Choosing Optimal Sampling Depth for Core Diversity and Alpha Rarefaction Analysis

Hello
I have conducted alpha rarefaction analysis with two different sampling depths: 1049 and 11000. For the first, I chose a low sampling depth (1049), and for the second, I selected 11000, thinking it might be near the median depth. Both choices produced different alpha diversity boxplots after running qiime diversity core-metrics-phylogenetic and visualization. I noticed that the observed feature table changes based on the sampling depth selected.

My confusion lies in choosing the best sampling depth for both:

  1. The alpha rarefaction curve: I understand the importance of finding a plateau where the diversity metrics stabilize, but how do I balance this with ensuring the inclusivity of all samples?
  2. Core diversity analysis: Should the sampling depth chosen for core diversity analysis be the same as the plateau value observed in the alpha rarefaction plot?
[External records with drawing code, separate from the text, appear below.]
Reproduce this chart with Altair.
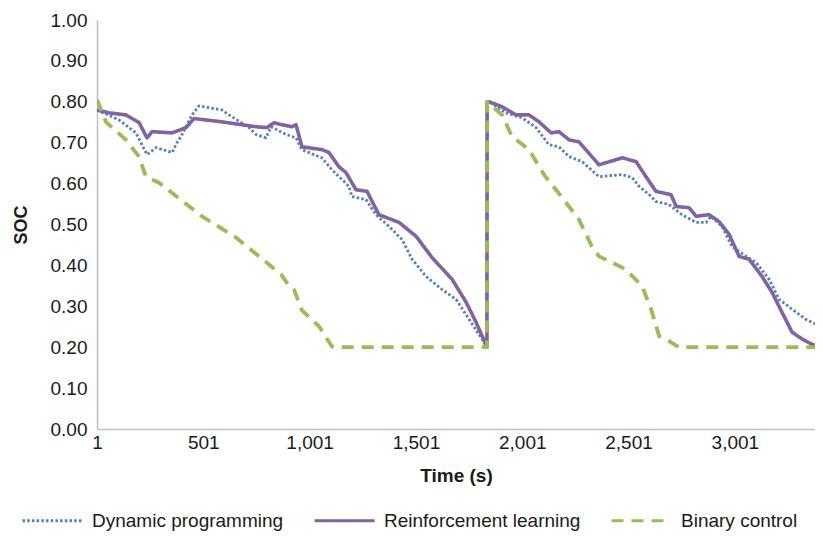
import altair as alt
import pandas as pd

series_names = ["Dynamic programming", "Reinforcement learning", "Binary control"]
series_colors = ["#4F81BD", "#8064A2", "#9BBB59"]

dp_t = [1, 104, 184, 236, 279, 354, 377, 396, 448, 481, 589, 622, 716, 749, 796, 820, 890, 937,
        965, 1059, 1106, 1186, 1200, 1266, 1313, 1375, 1436, 1483, 1549, 1624, 1690, 1751, 1812,
        1834, 1836, 1845, 1925, 2000, 2066, 2127, 2174, 2221, 2282, 2362, 2471, 2518, 2551, 2598,
        2630, 2691, 2752, 2819, 2866, 2889, 2941, 2988, 3054, 3101, 3162, 3209, 3270, 3336, 3411]
dp_soc = [0.78, 0.756, 0.724, 0.671, 0.688, 0.676, 0.700, 0.715, 0.768, 0.790, 0.780, 0.768,
          0.737, 0.720, 0.712, 0.739, 0.720, 0.712, 0.683, 0.663, 0.634, 0.593, 0.568, 0.561,
          0.524, 0.495, 0.463, 0.415, 0.373, 0.341, 0.317, 0.268, 0.220, 0.20, 0.80, 0.80,
          0.773, 0.761, 0.737, 0.695, 0.690, 0.666, 0.654, 0.617, 0.622, 0.615, 0.593, 0.573,
          0.556, 0.549, 0.524, 0.505, 0.505, 0.520, 0.495, 0.446, 0.422, 0.407, 0.366, 0.317,
          0.293, 0.268, 0.249]

rl_t = [1, 57, 137, 199, 236, 260, 354, 420, 457, 589, 749, 801, 834, 871, 918, 937, 965, 1059,
        1092, 1139, 1172, 1219, 1271, 1327, 1422, 1502, 1577, 1671, 1737, 1784, 1831, 1835, 1836,
        1845, 1906, 1972, 2033, 2080, 2137, 2174, 2221, 2268, 2362, 2471, 2536, 2583, 2630, 2701,
        2725, 2786, 2819, 2880, 2927, 2974, 3021, 3068, 3129, 3176, 3223, 3270, 3317, 3364, 3411]
rl_soc = [0.78, 0.773, 0.768, 0.749, 0.712, 0.727, 0.724, 0.737, 0.759, 0.751, 0.739, 0.737,
          0.749, 0.744, 0.739, 0.744, 0.690, 0.683, 0.676, 0.641, 0.627, 0.585, 0.581, 0.524,
          0.505, 0.471, 0.419, 0.366, 0.310, 0.261, 0.205, 0.20, 0.80, 0.80, 0.788, 0.768,
          0.768, 0.751, 0.724, 0.727, 0.707, 0.702, 0.646, 0.663, 0.654, 0.617, 0.581, 0.573,
          0.544, 0.541, 0.520, 0.524, 0.507, 0.476, 0.422, 0.415, 0.373, 0.334, 0.285, 0.237,
          0.220, 0.207, 0.20]

bc_t = [1, 43, 137, 199, 231, 293, 495, 655, 867, 904, 928, 965, 1045, 1106, 1116, 1835, 1836,
        1906, 1953, 2033, 2089, 2113, 2160, 2221, 2268, 2329, 2362, 2423, 2489, 2565, 2607, 2645,
        2692, 2738, 3411]
bc_soc = [0.805, 0.751, 0.707, 0.666, 0.617, 0.602, 0.520, 0.468, 0.378, 0.350, 0.340, 0.290,
          0.251, 0.202, 0.20, 0.20, 0.80, 0.768, 0.715, 0.683, 0.634, 0.615, 0.585, 0.544,
          0.512, 0.446, 0.422, 0.407, 0.390, 0.349, 0.293, 0.227, 0.215, 0.20, 0.20]

x_ticks = [1, 501, 1001, 1501, 2001, 2501, 3001]
y_ticks = [0.0, 0.1, 0.2, 0.3, 0.4, 0.5, 0.6, 0.7, 0.8, 0.9, 1.0]

rows = []
for name, ts, vs in zip(series_names, [dp_t, rl_t, bc_t], [dp_soc, rl_soc, bc_soc]):
    for i, (t, v) in enumerate(zip(ts, vs)):
        rows.append({"series": name, "t": t, "soc": v, "idx": i})
df = pd.DataFrame(rows)

FONT = "Liberation Sans"
TXT = "#1a1a1a"

color_scale = alt.Scale(domain=series_names, range=series_colors)
dash_scale = alt.Scale(domain=series_names, range=[[2.5, 2.2], [1, 0], [12, 8]])

legend = alt.Legend(
    orient="none", legendX=-76, legendY=469, direction="horizontal", title=None,
    symbolType="stroke", symbolSize=3600, symbolStrokeWidth=3,
    labelFontSize=19, labelFont=FONT, labelColor=TXT, labelOffset=8,
    columnPadding=24, labelLimit=0,
)

x_axis = alt.Axis(
    values=x_ticks, format=",d", grid=False, ticks=False, domainColor="#BFBFBF",
    domainWidth=1.5, labelFontSize=19, labelFont=FONT, labelColor=TXT, labelPadding=4,
    labelFlush=False, labelOverlap=False, titleFontSize=19, titleFont=FONT,
    titleFontWeight="bold", titleColor=TXT, titlePadding=14,
)
y_axis = alt.Axis(
    values=y_ticks, format=".2f", grid=False, ticks=False, domainColor="#BFBFBF",
    domainWidth=1.5, labelFontSize=19, labelFont=FONT, labelColor=TXT, labelPadding=10,
    labelOverlap=False, titleFontSize=18, titleFont=FONT, titleFontWeight="bold",
    titleColor=TXT, titlePadding=20,
)


def layer(name, sw):
    return (
        alt.Chart(df)
        .transform_filter(alt.datum.series == name)
        .mark_line(strokeWidth=sw, clip=True, strokeJoin="round")
        .encode(
            x=alt.X("t:Q", scale=alt.Scale(domain=[1, 3378], nice=False, zero=False),
                    axis=x_axis, title="Time (s)"),
            y=alt.Y("soc:Q", scale=alt.Scale(domain=[0, 1], nice=False), axis=y_axis,
                    title="SOC"),
            color=alt.Color("series:N", scale=color_scale, legend=legend),
            strokeDash=alt.StrokeDash("series:N", scale=dash_scale, legend=legend),
            order=alt.Order("idx:Q"),
        )
    )


chart = (
    alt.layer(layer(series_names[0], 2.8), layer(series_names[1], 3.6), layer(series_names[2], 3.8))
    .properties(
        width=718, height=409,
        autosize=alt.AutoSizeParams(type="none"),
        padding={"left": 89, "top": 12, "right": 0, "bottom": 107},
    )
    .configure_view(stroke=None)
)

chart.save("out.html", embed_options={"renderer": "svg", "actions": False})
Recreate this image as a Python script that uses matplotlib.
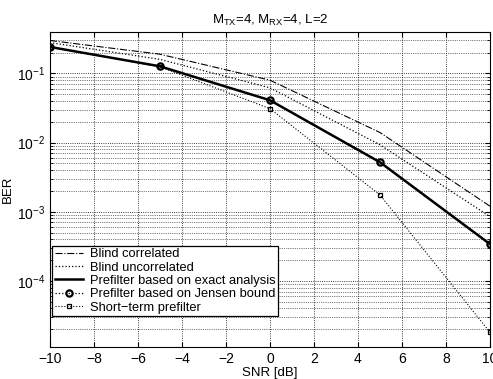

I am looking for guidance on choosing the exact sampling depth and

  • How to determine the best sampling depth for both alpha rarefaction and core diversity metrics.
  • Whether it’s common to see different observed feature tables when changing the sampling depth, and if so, how to interpret these differences in the context of diversity analysis.

Any insights or suggestions would be greatly appreciated!

Thank you!

observed-otus-group-significance 1049.qzv (472.5 KB)
observed-otus-group-significance_11000.qzv (471.9 KB)
alpha-rarefaction1049.qzv (725.1 KB)
alpha-rarefaction11000.qzv (642.8 KB)
filtered-phylum-table-summary.qzv (1.1 MB)

1 Like

Hi @Namraj_Jaishi,

This is definitely a difficult balance to find.

When selecting a sampling depth, we are trying investigate all the samples as deeply as possible (trying to maximize features), while trying to not to throw out to many shallow (samples that dont reach the sampling depth threshold) samples.

I tend to fall on the trying to maximize features in samples side of this spectrum so that I can investigate samples deeply as opposed to trying to retain samples.

However, this is definitely an "it depends" senario. If the study is longitudinal (and alpha rarefaction shows an obvious plateau), I would lean towards saving as many samples as possible so that subjects arent missing timepoints. However, if I have group replicates (like 60 samples from my skin microbiome and 60 from my gut microbiome) in my study, I would probably drop samples, in order, to investigate the remainder of the samples as deeply as possible

At the end of the day, this is really your decisions and you will need to think about whats best for your study.

You should choose a sampling depth that is in the range of sampling depths were alpha diversity plateaus. This means that if you add more features to each sample, it doesn't change the alpha diversity value for the sample.

Alpha rarefaction asks for a max sampling depth. This value should be on the higher end so that you can see where the plateau starts. If I was debating between 1,049 or 11,000 as my sampling depth I would probably hand in 15000 as my max depth for alpha rarefaction so I can get a good sense of how the alpha diveristy changes at sampling depths between 1,049 and 15,000

The alpha rarefaction should then help you decide what value to give core-metrics.

It would be expected to see different observed feature values per sample, if 1,049 is below the threshold were alpha diversity stablizes, which seems like it might be (I would maybe increase the number of steps in your alpha rarefaction plot so you could see this more fine tuned.)

Additionally, we have alot of resources regarding this on the qiime2 youtube channel and here on the forum that maybe helpful!

Hope this helps!

1 Like

@cherman2
Thank you for your insights.

1 Like